═══ Source excerpt

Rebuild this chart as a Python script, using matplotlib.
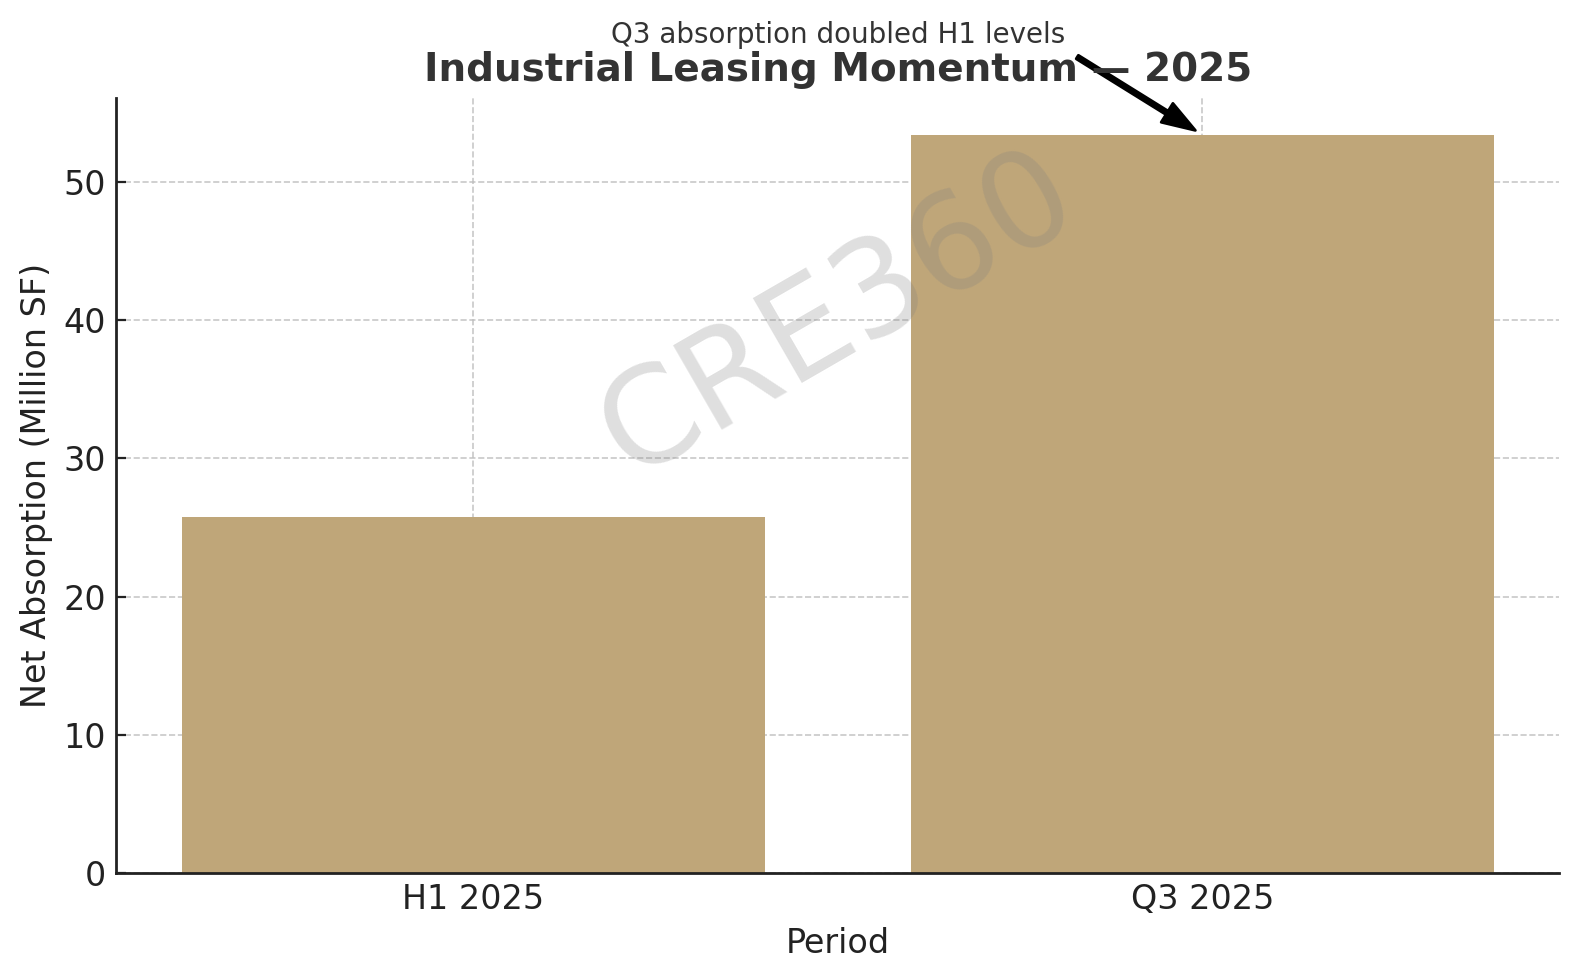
import numpy as np
import matplotlib
matplotlib.use("Agg")
import matplotlib.pyplot as plt

# data
periods = ["H1 2025", "Q3 2025"]
absorption = [25.8, 53.4]   # million SF
note = "Q3 absorption doubled H1 levels"

bar_color = "#BFA679"
text_color = "#333333"

plt.rcParams['font.family'] = ['DejaVu Sans']

fig = plt.figure(figsize=(7.9, 4.9), dpi=200)
ax = fig.add_axes([0.0734, 0.1087, 0.9136, 0.7916])

x = np.arange(len(periods))
ax.bar(x, absorption, width=0.8, color=bar_color, zorder=2)
ax.set_xticks(x)
ax.set_xticklabels(periods)

ax.set_title("Industrial Leasing Momentum — 2025", fontsize=14, fontweight="bold",
             color=text_color, pad=6)
ax.set_xlabel("Period", fontsize=12, color="#222222")
ax.set_ylabel("Net Absorption (Million SF)", fontsize=12, color="#222222")
ax.tick_params(labelsize=12, colors="#222222", direction="in")

ax.grid(True, linestyle="--", linewidth=0.6, color="#bbbbbb", alpha=0.8, zorder=0)
ax.set_axisbelow(True)
for s in ["top", "right"]:
    ax.spines[s].set_visible(False)
for s in ["left", "bottom"]:
    ax.spines[s].set_color("#222222")
    ax.spines[s].set_linewidth(1.0)

# annotation
ax.annotate(note, xy=(1, absorption[1]), xytext=(0.5, 60),
            ha="center", fontsize=10, color=text_color,
            arrowprops=dict(facecolor="black", edgecolor="black", shrink=0.05,
                            width=1.5, headwidth=8, headlength=12),
            annotation_clip=False)

# watermark
ax.text(0.5, 0.72, "CRE360", transform=ax.transAxes, fontsize=48,
        color="gray", alpha=0.25, rotation=30, ha="center", va="center", zorder=5)

fig.savefig("out.png", dpi=200)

══════

> **Work to do**: All the lines above are to be given again exactly as they read, with the pictures removed.

> **Task answer**:
Rebuild this chart as a Python script, using matplotlib.
import numpy as np
import matplotlib
matplotlib.use("Agg")
import matplotlib.pyplot as plt

# data
periods = ["H1 2025", "Q3 2025"]
absorption = [25.8, 53.4]   # million SF
note = "Q3 absorption doubled H1 levels"

bar_color = "#BFA679"
text_color = "#333333"

plt.rcParams['font.family'] = ['DejaVu Sans']

fig = plt.figure(figsize=(7.9, 4.9), dpi=200)
ax = fig.add_axes([0.0734, 0.1087, 0.9136, 0.7916])

x = np.arange(len(periods))
ax.bar(x, absorption, width=0.8, color=bar_color, zorder=2)
ax.set_xticks(x)
ax.set_xticklabels(periods)

ax.set_title("Industrial Leasing Momentum — 2025", fontsize=14, fontweight="bold",
             color=text_color, pad=6)
ax.set_xlabel("Period", fontsize=12, color="#222222")
ax.set_ylabel("Net Absorption (Million SF)", fontsize=12, color="#222222")
ax.tick_params(labelsize=12, colors="#222222", direction="in")

ax.grid(True, linestyle="--", linewidth=0.6, color="#bbbbbb", alpha=0.8, zorder=0)
ax.set_axisbelow(True)
for s in ["top", "right"]:
    ax.spines[s].set_visible(False)
for s in ["left", "bottom"]:
    ax.spines[s].set_color("#222222")
    ax.spines[s].set_linewidth(1.0)

# annotation
ax.annotate(note, xy=(1, absorption[1]), xytext=(0.5, 60),
            ha="center", fontsize=10, color=text_color,
            arrowprops=dict(facecolor="black", edgecolor="black", shrink=0.05,
                            width=1.5, headwidth=8, headlength=12),
            annotation_clip=False)

# watermark
ax.text(0.5, 0.72, "CRE360", transform=ax.transAxes, fontsize=48,
        color="gray", alpha=0.25, rotation=30, ha="center", va="center", zorder=5)

fig.savefig("out.png", dpi=200)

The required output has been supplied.